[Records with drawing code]
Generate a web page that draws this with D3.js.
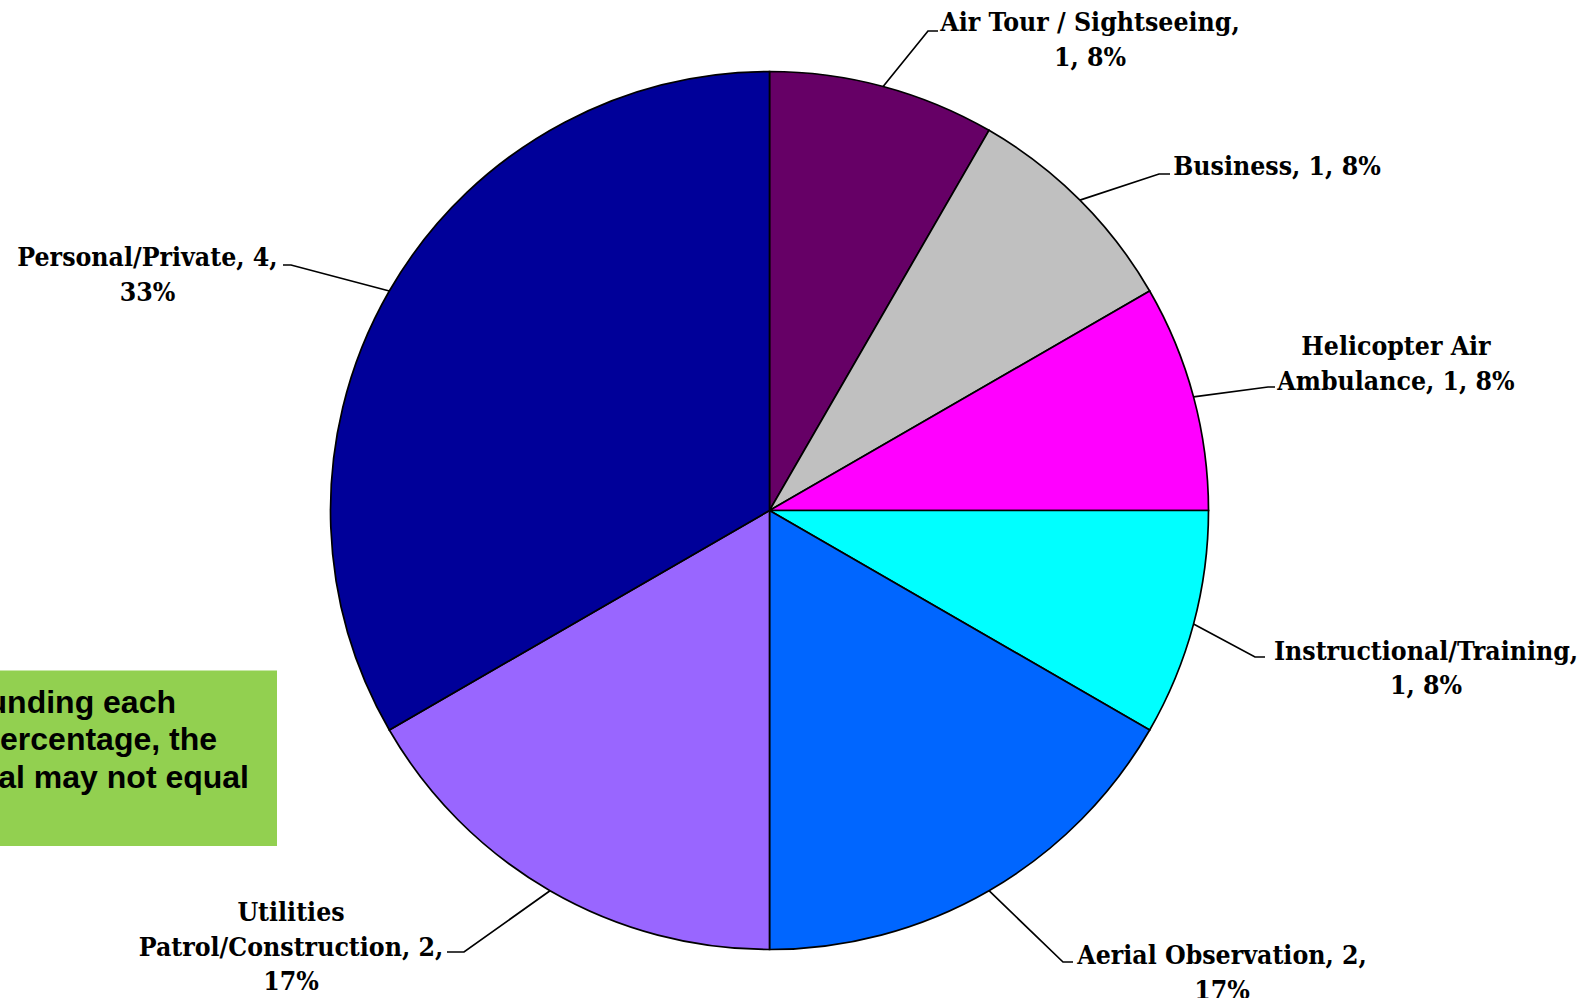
<!DOCTYPE html>
<html>
<head>
<meta charset="utf-8">
<script src="https://cdn.jsdelivr.net/npm/d3@7/dist/d3.min.js"></script>
<style>
  html, body { margin: 0; padding: 0; background: #fff; overflow: hidden; }
  .lbl { font-family: "DejaVu Serif Condensed", "DejaVu Serif", serif; font-stretch: condensed; font-weight: bold; font-size: 26.4px; fill: #000; }
  .note { font-family: "Liberation Sans", Arial, sans-serif; font-weight: bold; font-size: 32px; fill: #000; }
</style>
</head>
<body>
<div class="chart"></div>
<script>
// operation types, clockwise from 12 o'clock
var categories = ["Air Tour / Sightseeing", "Business", "Helicopter Air Ambulance", "Instructional/Training",
                  "Aerial Observation", "Utilities Patrol/Construction", "Personal/Private"];
var counts = [1, 1, 1, 1, 2, 2, 4];
var colors = ["#660066", "#C0C0C0", "#FF00FF", "#00FFFF", "#0066FF", "#9966FF", "#000099"];
// how many words go on each label line
var wordsPerLine = [[4, 2], [3], [2, 3], [1, 2], [3, 1], [1, 2, 1], [2, 1]];
var noteLines = ["Due to rounding each", "percentage, the", "total may not equal"];

var W = 1591, H = 998;
var cx = 769.5, cy = 510.5, R = 439;
var lineH = 34.5;

// label box centre / first baseline, leader elbow and end
var labelLayout = [
  {x: 1090, y: 31, elbow: [928, 31], end: [938, 31]},
  {x: 1277, y: 174.5, elbow: [1159, 174], end: [1170, 174]},
  {x: 1396, y: 355, elbow: [1268, 387], end: [1275, 387]},
  {x: 1426, y: 659.5, elbow: [1255, 657], end: [1265, 657]},
  {x: 1222, y: 964, elbow: [1063, 962], end: [1073, 962]},
  {x: 291, y: 921, elbow: [464, 952], end: [447, 952]},
  {x: 147.5, y: 266, elbow: [291, 265], end: [283, 265]}
];

var total = d3.sum(counts);
var data = categories.map(function (c, i) {
  return {name: c, value: counts[i], color: colors[i], pct: Math.round(counts[i] / total * 100)};
});

var svg = d3.select('.chart')
  .append('svg')
  .attr('width', W)
  .attr('height', H);

var pie = d3.pie().sort(null).value(function (d) { return d.value; });
var arc = d3.arc().innerRadius(0).outerRadius(R);
var arcs = pie(data);

var g = svg.append('g').attr('transform', 'translate(' + cx + ',' + cy + ')');

g.selectAll('path')
  .data(arcs)
  .enter()
  .append('path')
  .attr('d', arc)
  .style('fill', function (d) { return d.data.color; })
  .style('stroke', '#000')
  .style('stroke-width', 1.7);

// leader lines from the middle of each slice edge
svg.selectAll('polyline')
  .data(arcs)
  .enter()
  .append('polyline')
  .attr('points', function (d, i) {
    var a = (d.startAngle + d.endAngle) / 2;
    var p0 = [cx + R * Math.sin(a), cy - R * Math.cos(a)];
    var L = labelLayout[i];
    return [p0, L.elbow, L.end].map(function (p) { return p.join(','); }).join(' ');
  })
  .style('fill', 'none')
  .style('stroke', '#000')
  .style('stroke-width', 1.7);

function labelText(d, i) {
  var words = d.name.split(' ');
  words[words.length - 1] += ',';
  words.push(d.value + ',', d.pct + '%');
  var lines = [], k = 0;
  wordsPerLine[i].forEach(function (n) {
    lines.push(words.slice(k, k + n).join(' '));
    k += n;
  });
  return lines;
}

svg.selectAll('text.lbl')
  .data(arcs)
  .enter()
  .append('text')
  .attr('class', 'lbl')
  .attr('text-anchor', 'middle')
  .each(function (d, i) {
    var L = labelLayout[i];
    d3.select(this).selectAll('tspan')
      .data(labelText(d.data, i))
      .enter()
      .append('tspan')
      .attr('x', L.x)
      .attr('y', function (t, j) { return L.y + j * lineH; })
      .text(function (t) { return t; });
  });

// green note box, cut by the left edge of the picture
svg.append('rect')
  .attr('x', -200)
  .attr('y', 670.5)
  .attr('width', 477)
  .attr('height', 175.5)
  .style('fill', '#92D050');

var noteRight = [176, 217, 249];
svg.selectAll('text.note')
  .data(noteLines)
  .enter()
  .append('text')
  .attr('class', 'note')
  .attr('text-anchor', 'end')
  .attr('x', function (t, i) { return noteRight[i]; })
  .attr('y', function (t, i) { return 712.5 + i * 37.8; })
  .text(function (t) { return t; });
</script>
</body>
</html>
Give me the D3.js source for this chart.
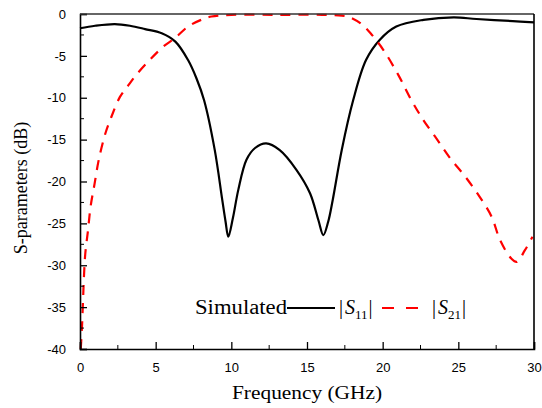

* GIVEN INSTRUCTION
Pick out each line that holds the string "this".

* TASK RESULT
Generate a web page that draws this with D3.js.
    d3.select(this).selectAll('tspan')
Give me the D3.js source for this chart.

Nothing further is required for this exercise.